A stunning show opened up last night and a few dozen people gathered on The Bowery to toast the Brazilian sculptor who created it.

Arsenal Contemporary is presenting Juliana Cerqueira Leite’s first-ever New York solo presentation. “Until Different” features a series of pieces that emerged from the 37-year-old artist’s research on ancient Amazonian burial practices that have been discovered in modern Brazil, where Cerqueira Leite was born and raised. She lives in Brooklyn now, but is clearly informed by the history of her homeland.

Cerqueira Leite said that she was struck by the transformation doctrines of indigenous people. “These pieces were inspired by Amerindian funeral urns,” the artist told Fine Art Globe during a conversation at the gallery. “They had super elaborate designs to help the dead transform into a bird or fish or whatever creature was regarded as propitious by that particular tribe. That’s why some of the pieces have multiple breasts—they are preparing to be life-giving in the next world.”

According to the densely worded press release that accompanies the opening, “Cerqueira Leite’s sculptures are tightly wound between preservation and transmutation. They spill out from the artist’s body, seemingly evincing, something like, their original form, as they continue to lose, gather and modulate the information that enabled their creation.

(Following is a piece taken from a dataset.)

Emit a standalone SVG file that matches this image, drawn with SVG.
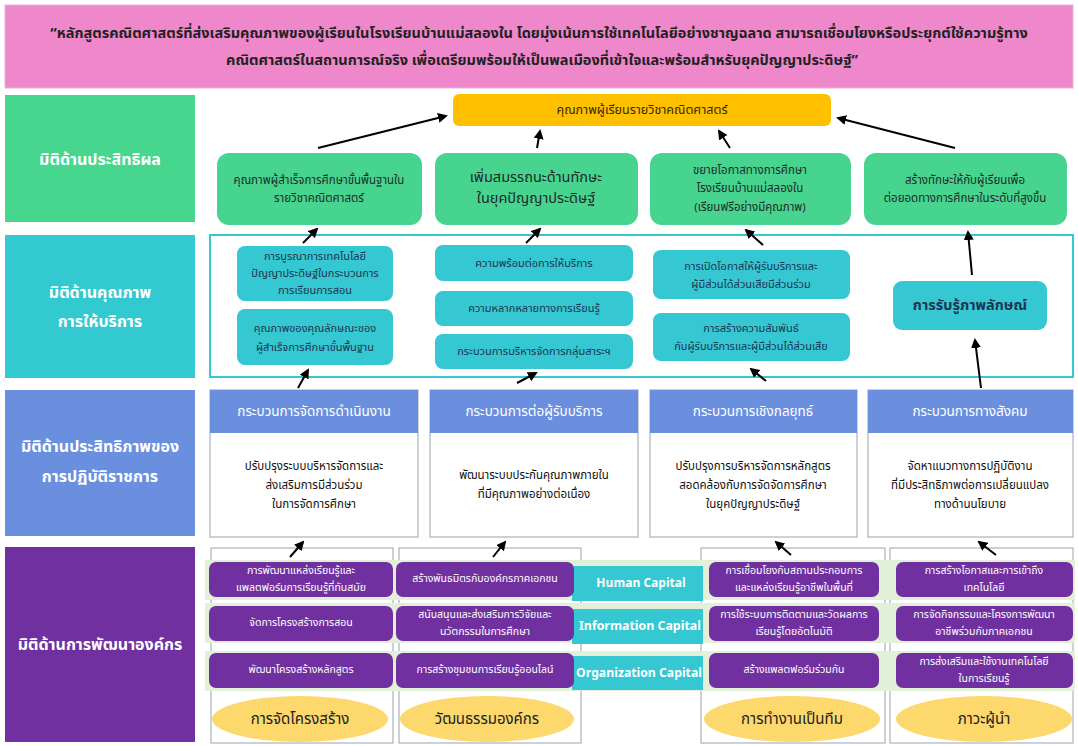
<svg xmlns="http://www.w3.org/2000/svg" width="1078" height="746" viewBox="0 0 1078 746">
<defs>
<marker id="ah" viewBox="0 0 10 10" refX="8" refY="5" markerWidth="5" markerHeight="5" orient="auto">
<path d="M0,0 L10,5 L0,10 z" fill="#000"/>
</marker>
<style>
text{font-family:"Noto Sans Thai","Tahoma","Leelawadee UI","DejaVu Sans","Noto Sans",sans-serif;text-anchor:middle;dominant-baseline:central}
.ban{font-size:14.5px;font-weight:bold;fill:#222}
.dim{font-size:16px;font-weight:bold;fill:#fff}
.g{fill:#47d48e}
.c{fill:#35c8d2}
.p{fill:#7030a0}
.t1{font-size:11.5px;fill:#1e2b2a}
.t1b{font-size:14.5px;fill:#1e2b2a}
.t2{font-size:11px;fill:#1d3550}
.t2b{font-size:14.5px;font-weight:bold;fill:#1d3550}
.hd{font-size:13.5px;fill:#fff}
.bd{font-size:11.5px;fill:#111}
.pt{font-size:10.5px;fill:#fff}
.cap{font-size:12px;font-weight:bold;fill:#fff}
.el{font-size:15px;fill:#222}
.card{fill:#fff;stroke:#9aa3ad;stroke-width:1}
.band{fill:#e2efd9}
.conn line{stroke:#000;stroke-width:2;marker-end:url(#ah)}
</style>
</defs>

<g id="banner">
<rect x="5" y="5" width="1068" height="83" fill="#ee88cb" stroke="#e2b4d2"/>
<text class="ban" x="539" y="34">“หลักสูตรคณิตศาสตร์ที่ส่งเสริมคุณภาพของผู้เรียนในโรงเรียนบ้านแม่สลองใน โดยมุ่งเน้นการใช้เทคโนโลยีอย่างชาญฉลาด สามารถเชื่อมโยงหรือประยุกต์ใช้ความรู้ทาง</text>
<text class="ban" x="542" y="61">คณิตศาสตร์ในสถานการณ์จริง เพื่อเตรียมพร้อมให้เป็นพลเมืองที่เข้าใจและพร้อมสำหรับยุคปัญญาประดิษฐ์”</text>
</g>

<g id="dim1"><rect x="5" y="95" width="190" height="127" fill="#46d68e"/><text class="dim" x="100" y="160">มิติด้านประสิทธิผล</text></g>
<g id="dim2"><rect x="5" y="235" width="190" height="143" fill="#33c9d1"/><text class="dim" x="100" y="293">มิติด้านคุณภาพ</text><text class="dim" x="100" y="322">การให้บริการ</text></g>
<g id="dim3"><rect x="5" y="390" width="190" height="146" fill="#6a8fdf"/><text class="dim" x="100" y="447">มิติด้านประสิทธิภาพของ</text><text class="dim" x="100" y="477">การปฏิบัติราชการ</text></g>
<g id="dim4"><rect x="5" y="547" width="190" height="195" fill="#7030a0"/><text class="dim" x="100" y="645">มิติด้านการพัฒนาองค์กร</text></g>

<!-- Row 1 -->
<g id="goal"><rect x="453" y="94" width="378" height="32" rx="6" fill="#ffc000"/><text x="642" y="110" style="font-size:12.5px;fill:#3a2800">คุณภาพผู้เรียนรายวิชาคณิตศาสตร์</text></g>
<g id="r1a"><rect class="g" x="217" y="153" width="205" height="72" rx="12"/><text class="t1" x="319" y="180">คุณภาพผู้สำเร็จการศึกษาขั้นพื้นฐานใน</text><text class="t1" x="319" y="198">รายวิชาคณิตศาสตร์</text></g>
<g id="r1b"><rect class="g" x="435" y="153" width="203" height="72" rx="12"/><text class="t1b" x="536" y="178">เพิ่มสมรรถนะด้านทักษะ</text><text class="t1b" x="536" y="199">ในยุคปัญญาประดิษฐ์</text></g>
<g id="r1c"><rect class="g" x="650" y="153" width="201" height="72" rx="12"/><text class="t1" x="750" y="170">ขยายโอกาสทางการศึกษา</text><text class="t1" x="750" y="188">โรงเรียนบ้านแม่สลองใน</text><text class="t1" x="750" y="207">(เรียนฟรีอย่างมีคุณภาพ)</text></g>
<g id="r1d"><rect class="g" x="864" y="153" width="203" height="72" rx="12"/><text class="t1" x="965" y="180">สร้างทักษะให้กับผู้เรียนเพื่อ</text><text class="t1" x="965" y="198">ต่อยอดทางการศึกษาในระดับที่สูงขึ้น</text></g>

<!-- Row 2 -->
<g id="r2frame"><rect x="210" y="235" width="863" height="142" fill="#fff" stroke="#35c8d2" stroke-width="2"/></g>
<g id="r2a1"><rect class="c" x="237" y="246" width="156" height="55" rx="8"/><text class="t2" x="315" y="256">การบูรณาการเทคโนโลยี</text><text class="t2" x="315" y="273">ปัญญาประดิษฐ์ในกระบวนการ</text><text class="t2" x="315" y="290">การเรียนการสอน</text></g>
<g id="r2a2"><rect class="c" x="237" y="309" width="156" height="56" rx="8"/><text class="t2" x="315" y="328">คุณภาพของคุณลักษณะของ</text><text class="t2" x="315" y="347">ผู้สำเร็จการศึกษาขั้นพื้นฐาน</text></g>
<g id="r2b1"><rect class="c" x="435" y="245" width="198" height="36" rx="8"/><text class="t2" x="534" y="263">ความพร้อมต่อการให้บริการ</text></g>
<g id="r2b2"><rect class="c" x="435" y="291" width="198" height="35" rx="8"/><text class="t2" x="534" y="308">ความหลากหลายทางการเรียนรู้</text></g>
<g id="r2b3"><rect class="c" x="435" y="334" width="198" height="35" rx="8"/><text class="t2" x="534" y="351">กระบวนการบริหารจัดการกลุ่มสาระฯ</text></g>
<g id="r2c1"><rect class="c" x="653" y="250" width="197" height="49" rx="8"/><text class="t2" x="751" y="266">การเปิดโอกาสให้ผู้รับบริการและ</text><text class="t2" x="751" y="284">ผู้มีส่วนได้ส่วนเสียมีส่วนร่วม</text></g>
<g id="r2c2"><rect class="c" x="653" y="313" width="197" height="48" rx="8"/><text class="t2" x="751" y="328">การสร้างความสัมพันธ์</text><text class="t2" x="751" y="346">กับผู้รับบริการและผู้มีส่วนได้ส่วนเสีย</text></g>
<g id="r2d"><rect class="c" x="893" y="281" width="154" height="49" rx="9"/><text class="t2b" x="970" y="306">การรับรู้ภาพลักษณ์</text></g>

<!-- Row 3 -->
<g id="r3a"><rect class="card" x="210" y="390" width="208" height="147"/><rect x="210" y="390" width="208" height="43" fill="#6a8fdf"/><text class="hd" x="314" y="412">กระบวนการจัดการดำเนินงาน</text><text class="bd" x="314" y="466">ปรับปรุงระบบบริหารจัดการและ</text><text class="bd" x="314" y="485">ส่งเสริมการมีส่วนร่วม</text><text class="bd" x="314" y="504">ในการจัดการศึกษา</text></g>
<g id="r3b"><rect class="card" x="430" y="390" width="208" height="147"/><rect x="430" y="390" width="208" height="43" fill="#6a8fdf"/><text class="hd" x="534" y="412">กระบวนการต่อผู้รับบริการ</text><text class="bd" x="534" y="475">พัฒนาระบบประกันคุณภาพภายใน</text><text class="bd" x="534" y="494">ที่มีคุณภาพอย่างต่อเนื่อง</text></g>
<g id="r3c"><rect class="card" x="650" y="390" width="207" height="147"/><rect x="650" y="390" width="207" height="43" fill="#6a8fdf"/><text class="hd" x="753" y="412">กระบวนการเชิงกลยุทธ์</text><text class="bd" x="753" y="466">ปรับปรุงการบริหารจัดการหลักสูตร</text><text class="bd" x="753" y="485">สอดคล้องกับการจัดจัดการศึกษา</text><text class="bd" x="753" y="504">ในยุคปัญญาประดิษฐ์</text></g>
<g id="r3d"><rect class="card" x="868" y="390" width="205" height="147"/><rect x="868" y="390" width="205" height="43" fill="#6a8fdf"/><text class="hd" x="970" y="412">กระบวนการทางสังคม</text><text class="bd" x="970" y="466">จัดหาแนวทางการปฏิบัติงาน</text><text class="bd" x="970" y="485">ที่มีประสิทธิภาพต่อการเปลี่ยนแปลง</text><text class="bd" x="970" y="504">ทางด้านนโยบาย</text></g>

<!-- Row 4 -->
<g id="r4frames">
<rect class="card" x="211" y="548" width="182" height="195"/>
<rect class="card" x="399" y="548" width="182" height="195"/>
<rect class="card" x="701" y="548" width="184" height="195"/>
<rect class="card" x="890" y="548" width="183" height="195"/>
<rect class="band" x="205" y="560" width="870" height="40"/>
<rect class="band" x="205" y="603" width="870" height="40"/>
<rect class="band" x="205" y="651" width="870" height="40"/>
</g>
<g id="humancap"><rect class="c" x="572" y="566" width="131" height="35"/><text class="cap" x="641" y="583">Human Capital</text></g>
<g id="infocap"><rect class="c" x="572" y="609" width="131" height="35"/><text class="cap" x="640" y="626" textLength="122" lengthAdjust="spacingAndGlyphs">Information Capital</text></g>
<g id="orgcap"><rect class="c" x="572" y="656" width="131" height="34"/><text class="cap" x="639" y="673" textLength="126" lengthAdjust="spacingAndGlyphs">Organization Capital</text></g>

<g id="p11"><rect class="p" x="209" y="562" width="184" height="35" rx="7"/><text class="pt" x="301" y="571">การพัฒนาแหล่งเรียนรู้และ</text><text class="pt" x="301" y="588">แพลตฟอร์มการเรียนรู้ที่ทันสมัย</text></g>
<g id="p12"><rect class="p" x="209" y="606" width="184" height="35" rx="7"/><text class="pt" x="301" y="623">จัดการโครงสร้างการสอน</text></g>
<g id="p13"><rect class="p" x="209" y="653" width="184" height="35" rx="7"/><text class="pt" x="301" y="670">พัฒนาโครงสร้างหลักสูตร</text></g>
<g id="p21"><rect class="p" x="396" y="562" width="178" height="35" rx="7"/><text class="pt" x="485" y="579">สร้างพันธมิตรกับองค์กรภาคเอกชน</text></g>
<g id="p22"><rect class="p" x="396" y="606" width="178" height="35" rx="7"/><text class="pt" x="485" y="615">สนับสนุนและส่งเสริมการวิจัยและ</text><text class="pt" x="485" y="632">นวัตกรรมในการศึกษา</text></g>
<g id="p23"><rect class="p" x="396" y="653" width="178" height="35" rx="7"/><text class="pt" x="485" y="670">การสร้างชุมชนการเรียนรู้ออนไลน์</text></g>
<g id="p31"><rect class="p" x="709" y="562" width="170" height="35" rx="7"/><text class="pt" x="794" y="571">การเชื่อมโยงกับสถานประกอบการ</text><text class="pt" x="794" y="588">และแหล่งเรียนรู้อาชีพในพื้นที่</text></g>
<g id="p32"><rect class="p" x="709" y="606" width="170" height="35" rx="7"/><text class="pt" x="794" y="615">การใช้ระบบการติดตามและวัดผลการ</text><text class="pt" x="794" y="632">เรียนรู้โดยอัตโนมัติ</text></g>
<g id="p33"><rect class="p" x="709" y="653" width="170" height="35" rx="7"/><text class="pt" x="794" y="670">สร้างแพลตฟอร์มร่วมกัน</text></g>
<g id="p41"><rect class="p" x="896" y="562" width="177" height="35" rx="7"/><text class="pt" x="984" y="571">การสร้างโอกาสและการเข้าถึง</text><text class="pt" x="984" y="588">เทคโนโลยี</text></g>
<g id="p42"><rect class="p" x="896" y="606" width="177" height="35" rx="7"/><text class="pt" x="984" y="615">การจัดกิจกรรมและโครงการพัฒนา</text><text class="pt" x="984" y="632">อาชีพร่วมกับภาคเอกชน</text></g>
<g id="p43"><rect class="p" x="896" y="653" width="177" height="35" rx="7"/><text class="pt" x="984" y="662">การส่งเสริมและใช้งานเทคโนโลยี</text><text class="pt" x="984" y="679">ในการเรียนรู้</text></g>

<g id="e1"><ellipse cx="300" cy="719" rx="88" ry="23" fill="#fdd86c"/><text class="el" x="300" y="719">การจัดโครงสร้าง</text></g>
<g id="e2"><ellipse cx="487" cy="719" rx="87" ry="23" fill="#fdd86c"/><text class="el" x="487" y="719">วัฒนธรรมองค์กร</text></g>
<g id="e3"><ellipse cx="792" cy="719" rx="88" ry="23" fill="#fdd86c"/><text class="el" x="792" y="719">การทำงานเป็นทีม</text></g>
<g id="e4"><ellipse cx="984" cy="719" rx="88" ry="23" fill="#fdd86c"/><text class="el" x="984" y="719">ภาวะผู้นำ</text></g>

<g id="connectors" class="conn">
<line x1="318" y1="148" x2="446" y2="116"/>
<line x1="537" y1="148" x2="540" y2="131"/>
<line x1="730" y1="148" x2="719" y2="131"/>
<line x1="955" y1="148" x2="838" y2="118"/>
<line x1="303" y1="243" x2="317" y2="229"/>
<line x1="526" y1="243" x2="540" y2="229"/>
<line x1="763" y1="245" x2="746" y2="230"/>
<line x1="972" y1="275" x2="968" y2="232"/>
<line x1="298" y1="388" x2="308" y2="370"/>
<line x1="517" y1="383" x2="536" y2="373"/>
<line x1="766" y1="381" x2="751" y2="369"/>
<line x1="981" y1="388" x2="975" y2="340"/>
<line x1="290" y1="557" x2="303" y2="542"/>
<line x1="493" y1="557" x2="505" y2="542"/>
<line x1="791" y1="555" x2="776" y2="542"/>
<line x1="996" y1="555" x2="979" y2="542"/>
</g>
</svg>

One can make out parts of the body, the artist’s breasts and fingers, for example, but these parts are cannibalized onto themselves as they are caught outside of fixed singular perspective; they disintegrate in the casting process which was paradoxically meant to conserve them.”

That’s a mouthful, but the pieces themselves are arrestingly straightforward and accessible. You have until November 4th to get down to 214 Bowery and discover for yourself this powerful and original new voice.

Several of the pieces reveal sharp and fascinating anthropomorphism. (Ken Kurson)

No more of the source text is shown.